Rui Marques acredita que este foi um passo importante para que o exercício do poder não se seleccione “a partir desta ou daquela característica mas também não exclua”. E conclui: “Isto não é artificial. As três pessoas são competentes, têm provas dadas e experiência na área. Têm um currículo que fala por ele próprio”, sublinha.
Os media sabem tratar estes casos?
O destaque dado pelos meios de comunicação às características distintivas destes novos governantes, que puseram a cor da pele, a etnia ou a deficiência em destaque, gera a repreensão de Rui Marques e Ana Luísa Sesudo.
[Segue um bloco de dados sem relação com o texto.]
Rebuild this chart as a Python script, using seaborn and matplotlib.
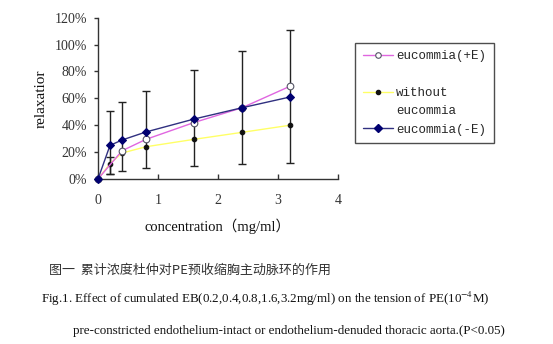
import matplotlib
matplotlib.use("Agg")
import matplotlib.pyplot as plt
import seaborn as sns
import numpy as np
from matplotlib.lines import Line2D
from matplotlib.ticker import PercentFormatter

# ---- data (percent relaxation) ----
conc = [0, 0.2, 0.4, 0.8, 1.6, 2.4, 3.2]
plus_e = [0, np.nan, 21, 29.5, 42, 53, 69]      # eucommia(+E)
without = [0, 11.4, 19.3, 24, 29.5, 34.7, 40]   # without eucommia
minus_e = [0, 25, 29, 35, 44.6, 53, 61]         # eucommia(-E)

err_x = [0.2, 0.4, 0.8, 1.6, 2.4, 3.2]
err_low = [3.7, 6, 8.2, 9.7, 10.9, 11.9]
err_high = [50.6, 57, 65.7, 81.3, 95.5, 110.6]
small_err_x = [0.2]
small_err_low = [3.7]
small_err_high = [16.6]

x_ticks = [0, 1, 2, 3, 4]
y_ticks = [0, 20, 40, 60, 80, 100, 120]

sns.set_style("ticks")
plt.rcParams['font.family'] = ['Liberation Serif', 'Noto Sans CJK SC', 'DejaVu Sans']
plt.rcParams['mathtext.fontset'] = 'stix'

fig = plt.figure(figsize=(5.53, 3.44), dpi=100)
ax = fig.add_axes([98/553, (344-179)/344, 240/553, 161.3/344])

axis_col = '#333333'
ax.errorbar(err_x, err_low, yerr=[np.zeros(len(err_x)), np.array(err_high) - np.array(err_low)],
            fmt='none', ecolor='#222222', elinewidth=1.0, capsize=3, capthick=1.0, zorder=2)
ax.errorbar(small_err_x, small_err_low,
            yerr=[np.zeros(1), np.array(small_err_high) - np.array(small_err_low)],
            fmt='none', ecolor='#222222', elinewidth=1.0, capsize=3, capthick=1.0, zorder=2)

sns.lineplot(x=conc, y=without, ax=ax, color='#FFFF66', lw=1.0, marker='o', markersize=3.3,
             markerfacecolor='#111111', markeredgecolor='#111111', clip_on=False, zorder=3)
sns.lineplot(x=conc, y=plus_e, ax=ax, color='#E066E0', lw=1.0, marker='o', markersize=4.8,
             markerfacecolor='white', markeredgecolor='#555566', markeredgewidth=0.8,
             clip_on=False, zorder=4)
sns.lineplot(x=conc, y=minus_e, ax=ax, color='#303080', lw=1.0, marker='D', markersize=4.3,
             markerfacecolor='#000070', markeredgecolor='#000070', clip_on=False, zorder=5)

ax.set_xlim(0, 4)
ax.set_ylim(0, 120)
ax.set_xticks(x_ticks)
ax.set_yticks(y_ticks)
ax.yaxis.set_major_formatter(PercentFormatter(decimals=0))
for s in ['top', 'right']:
    ax.spines[s].set_visible(False)
for s in ['left', 'bottom']:
    ax.spines[s].set_color(axis_col)
    ax.spines[s].set_linewidth(1.0)
ax.tick_params(axis='x', direction='in', length=3.5, width=1, color=axis_col, pad=11,
               labelsize=10, labelcolor='#333333')
ax.tick_params(axis='y', direction='out', length=3, width=1, color=axis_col, pad=5,
               labelsize=10, labelcolor='#333333')
for lab in ax.get_xticklabels() + ax.get_yticklabels():
    lab.set_fontfamily(['Liberation Serif'])

ax.set_xlabel('concentration（mg/ml）', fontsize=10.5, color='#111111',
              family=['Liberation Serif', 'Noto Sans CJK SC'], labelpad=8)
ax.set_ylabel('relaxatior', fontsize=11, color='#111111', family=['Liberation Serif'], labelpad=5)

handles = [
    Line2D([], [], color='#E066E0', lw=1.0, marker='o', markersize=4,
           markerfacecolor='white', markeredgecolor='#555566', markeredgewidth=0.8),
    Line2D([], [], color='none'),
    Line2D([], [], color='#FFFF66', lw=1.0, marker='o', markersize=3,
           markerfacecolor='#111111', markeredgecolor='#111111'),
    Line2D([], [], color='none'),
    Line2D([], [], color='#303080', lw=1.0, marker='D', markersize=3.6,
           markerfacecolor='#000070', markeredgecolor='#000070'),
]
labels = ['eucommia(+E)', ' ', 'without', 'eucommia', 'eucommia(-E)']
leg = ax.legend(handles, labels, loc='upper left', bbox_to_anchor=(355/553, 1 - 43/344),
                bbox_transform=fig.transFigure, borderaxespad=0, frameon=True, fancybox=False,
                prop={'family': 'Liberation Mono', 'size': 9}, labelspacing=0.5,
                handlelength=2.4, handletextpad=0.3, borderpad=0.6)
leg.get_frame().set_edgecolor('#222222')
leg.get_frame().set_linewidth(1.0)

fig.text(49/553, 1 - 270/344, '图一  累计浓度杜仲对PE预收缩胸主动脉环的作用', fontsize=9.4,
         va='center', ha='left', color='#333333',
         family=['Noto Sans CJK SC', 'DejaVu Sans'])
fig.text(41/553, 1 - 299/344,
         'Fig.1. Effect of cumulated EB(0.2,0.4,0.8,1.6,3.2mg/ml) on the tension of PE(10$^{-4}$M)',
         fontsize=9.35, va='center', ha='left', color='#111111', family=['Liberation Serif'])
fig.text(73/553, 1 - 331/344,
         'pre-constricted endothelium-intact or endothelium-denuded thoracic aorta.(P<0.05)',
         fontsize=9.4, va='center', ha='left', color='#111111', family=['Liberation Serif'])

fig.savefig('out.png', dpi=100)
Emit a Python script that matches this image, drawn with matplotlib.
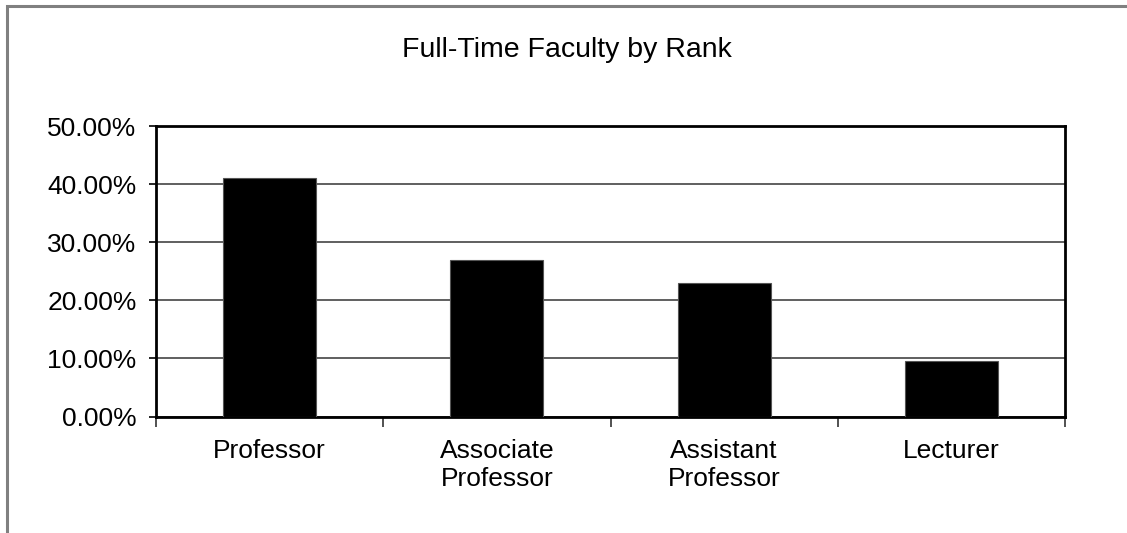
import matplotlib
matplotlib.use("Agg")
import matplotlib.pyplot as plt
from matplotlib.ticker import FuncFormatter, FixedLocator
from matplotlib.patches import Rectangle

categories = ["Professor", "Associate\nProfessor", "Assistant\nProfessor", "Lecturer"]
values = [41.0, 26.9, 23.0, 9.55]
yticks = [0, 10, 20, 30, 40, 50]

plt.rcParams['font.family'] = ['Liberation Sans', 'DejaVu Sans']

fig = plt.figure(figsize=(11.27, 5.33), dpi=100)
fig.patches.append(Rectangle((7/1127, -0.1), 1.2, 1 - 6/533 + 0.1, transform=fig.transFigure,
                             fill=False, edgecolor='#808080', linewidth=2.2))
ax = fig.add_axes([156/1127, 1 - 416.5/533, (1065 - 156)/1127, (416.5 - 126)/533])

x = list(range(len(categories)))
ax.bar(x, values, width=0.41, color='black', edgecolor='#555555', linewidth=0.8, zorder=3)

ax.set_xlim(-0.5, len(categories) - 0.5)
ax.set_ylim(0, 50)
ax.set_yticks(yticks)
ax.yaxis.set_major_formatter(FuncFormatter(lambda v, p: f"{v:.2f}%"))
ax.yaxis.grid(True, color='#444444', linewidth=1.2, zorder=0)
ax.set_axisbelow(True)

ax.set_xticks(x)
ax.set_xticklabels(categories, fontsize=19, linespacing=1.2)
ax.xaxis.set_minor_locator(FixedLocator([i - 0.5 for i in range(len(categories) + 1)]))
ax.tick_params(axis='x', which='major', length=0, pad=16)
ax.tick_params(axis='x', which='minor', length=7, width=1.2, direction='out', color='#333333')
ax.tick_params(axis='y', length=5, width=1.2, direction='out', labelsize=19, pad=9)

for s in ax.spines.values():
    s.set_linewidth(2)
    s.set_color('black')

fig.text(567/1127, 1 - 50/533, "Full-Time Faculty by Rank", ha='center', va='center', fontsize=20.5)

fig.savefig("out.png", dpi=100)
Rui Marques questionado sobre se a utilização do termo cega, cigano e negra o choca, respondeu: "Tento sempre fugir aos julgamentos porque é fácil e perigoso. Mas é evidente que quando lemos algumas notícias nos sentimos chocados como elas estão estruturadas e o que está subjacente à utilização das palavras e do tom”.
Ana Luísa Sesudo também lamenta a forma como determinados jornais trataram esta questão. “Achamos que em pleno seculo XXI entrar em considerações em relação às pessoas tendo em conta a sua situação física, etnia ou religião é absurdo e sintoma de que a nossa sociedade precisa de evoluir muito”, menciona.
Tendência ou epifenómeno?
Mas chegados a dia 26 de Novembro de 2015, a nomeação do novo Governo fez do XXI pioneiro em muitas questões na área das minorias e da inclusão. Pelo menos do ponto de vista formal. Mas esta é uma tendência que tem estrutura para se manter no futuro. Ou apenas um caso que acontece e não se repete?
Sesudo crê que se têm de dar mais passos. Espera que no futuro se dê outras pastas governativas a deficientes que não tenham exclusivamente a ver com a sua condição.
“As pessoas com deficiência podem exercer funções em qualquer área”, enfatiza.